5. Re-test after meaningful change
Backup readiness is not static. Reassess after changes to:
- architecture
- authentication systems
- storage platforms
- orchestration layers
- core application design
- retention policies
Every major change can invalidate old recovery assumptions.
Common statements that should trigger deeper review
When teams say the following, it is worth probing further:
"We tested restores last quarter"
Good start.
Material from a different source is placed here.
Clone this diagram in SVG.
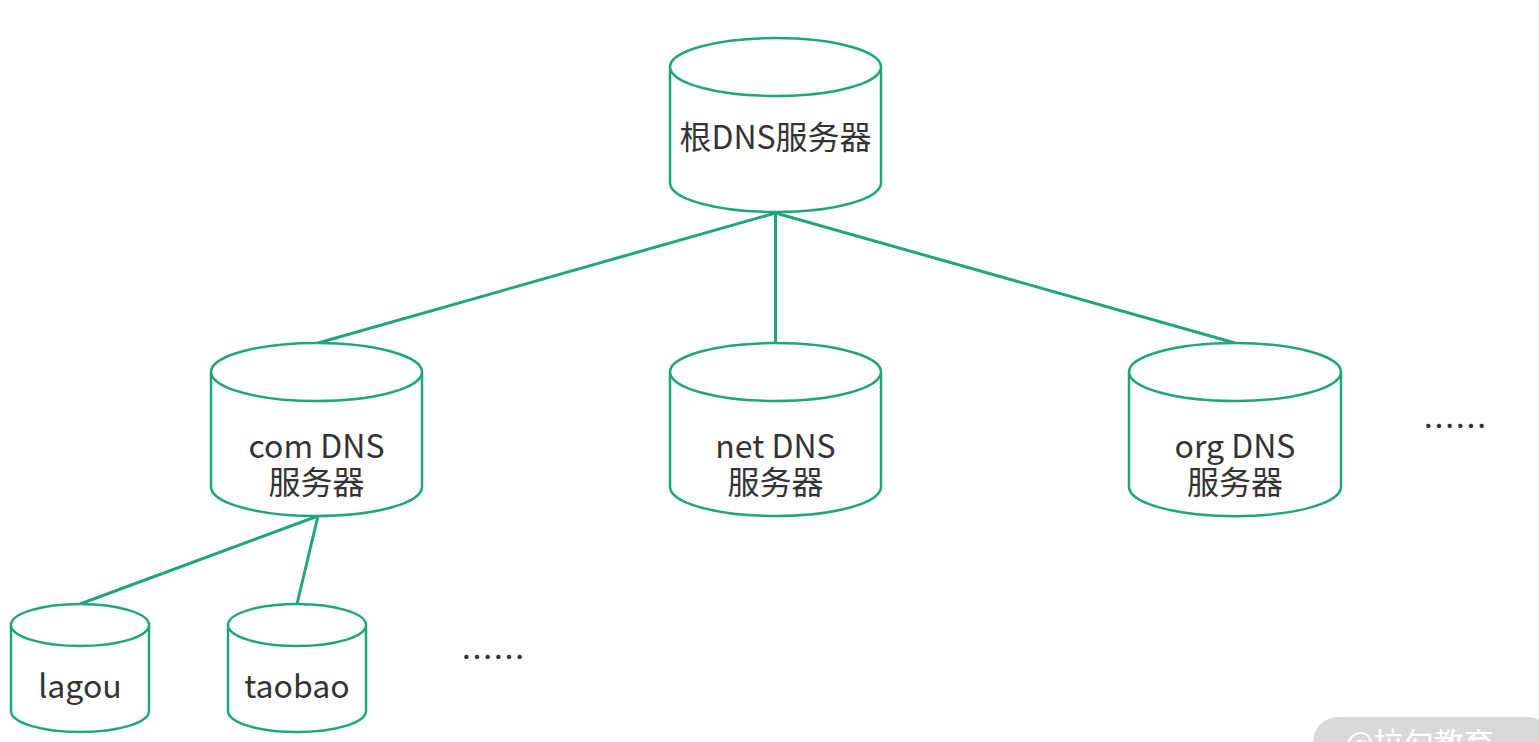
<svg xmlns="http://www.w3.org/2000/svg" width="1539" height="742" viewBox="0 0 1539 742">
<style>
.cyl{fill:#fff;stroke:#22a57b;stroke-width:2.5}
.edge{stroke:#22a57b;stroke-width:3;fill:none}
.t{font-family:"Noto Sans CJK SC","Noto Sans",sans-serif;font-size:32px;fill:#333;text-anchor:middle}
</style>
<rect width="1539" height="742" fill="#fff"/>
<g id="connectors">
<line class="edge" x1="775.5" y1="213" x2="318" y2="343"/>
<line class="edge" x1="775.5" y1="213" x2="775.5" y2="343"/>
<line class="edge" x1="775.5" y1="213" x2="1235" y2="343"/>
<line class="edge" x1="318" y1="516" x2="80" y2="604"/>
<line class="edge" x1="318" y1="516" x2="297" y2="604"/>
</g>
<g id="root">
<path class="cyl" d="M670,67 V183 A105.5,29 0 0 0 881,183 V67"/>
<ellipse class="cyl" cx="775.5" cy="67" rx="105.5" ry="29"/>
<text class="t" x="775.5" y="149">根DNS服务器</text>
</g>
<g id="com">
<path class="cyl" d="M211,372 V487 A105.5,29 0 0 0 422,487 V372"/>
<ellipse class="cyl" cx="316.5" cy="372" rx="105.5" ry="29"/>
<text class="t" x="316.5" y="458">com DNS</text>
<text class="t" x="316.5" y="494">服务器</text>
</g>
<g id="net">
<path class="cyl" d="M670,372 V487 A105.5,29 0 0 0 881,487 V372"/>
<ellipse class="cyl" cx="775.5" cy="372" rx="105.5" ry="29"/>
<text class="t" x="775.5" y="458">net DNS</text>
<text class="t" x="775.5" y="494">服务器</text>
</g>
<g id="org">
<path class="cyl" d="M1129,372 V487 A105.5,29 0 0 0 1341,487 V372"/>
<ellipse class="cyl" cx="1235" cy="372" rx="106" ry="29"/>
<text class="t" x="1235" y="458">org DNS</text>
<text class="t" x="1235" y="494">服务器</text>
</g>
<g id="lagou">
<path class="cyl" d="M11,625 V711 A69,21 0 0 0 149,711 V625"/>
<ellipse class="cyl" cx="80" cy="625" rx="69" ry="21"/>
<text class="t" x="80" y="698">lagou</text>
</g>
<g id="taobao">
<path class="cyl" d="M228,625 V711 A69,21 0 0 0 366,711 V625"/>
<ellipse class="cyl" cx="297" cy="625" rx="69" ry="21"/>
<text class="t" x="297" y="698">taobao</text>
</g>
<g id="more-top">
<text class="t" x="1455" y="438">……</text>
</g>
<g id="more-bottom">
<text class="t" x="493" y="669">……</text>
</g>
<g id="watermark">
<rect x="1313" y="717" width="240" height="50" rx="25" fill="#d9d9d9"/>
<text x="1345" y="754" font-family="Noto Sans CJK SC,sans-serif" font-size="30" fill="#fff">@拉勾教育</text>
</g>
</svg>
But what was restored, under what conditions, and was the service actually usable?
"Our backup jobs are all successful"
Success at the backup layer does not prove recoverability at the application layer.
"We have immutable backups"
Useful, but immutability alone does not solve recovery order, access, clean-room validation, or application consistency.
"Our RTO is documented"
Was it measured in a realistic exercise, or estimated from ideal conditions?
"We can rebuild from infrastructure as code"
That helps, but rebuild speed, secrets access, state recovery, and platform dependencies still need validation.
What strong backup readiness looks like
A mature team usually shows several behaviors:
- they define recovery around services, not isolated systems
- they know the dependency chain for critical applications
- they test access to recovery tooling under adverse conditions
- they distinguish clean recovery from merely fast recovery
- they validate restored functionality, not just restored data
- they know which bottlenecks appear at scale
- they maintain runbooks that more than one person can execute
- they revisit assumptions after architectural change
This is less glamorous than buying more backup capacity, but it is what turns backups into resilience.
Final thought
Technical teams often evaluate backup readiness by asking, "Can we restore it?"
That is necessary, but it is not sufficient.
The better question is: "Can we recover the service, safely and predictably, under real incident conditions?"
That shift changes what gets tested, what gets documented, and what risks become visible.
When backup reviews include dependencies, identity access, consistency, sequencing, scale, and clean recovery assumptions, they become far more useful. And in a real outage, usefulness matters more than passing a dashboard check.
Frequently asked questions
Is passing a restore test enough to claim backup readiness?
No. A restore test usually confirms that some data can be recovered, but it does not automatically validate application dependencies, authentication systems, DNS, network paths, recovery order, or whether the restored system is actually usable by the business.
What should teams verify besides backup job success?
Teams should verify data integrity, retention behavior, dependency mapping, access to backup consoles during an incident, clean-room recovery procedures, recovery time performance, and whether the restored environment can function end to end.
How often should backup readiness be tested?
The exact frequency depends on system criticality and change rate, but critical platforms should be exercised regularly and after major architectural, identity, storage, or application changes. The goal is to test whenever assumptions may have changed.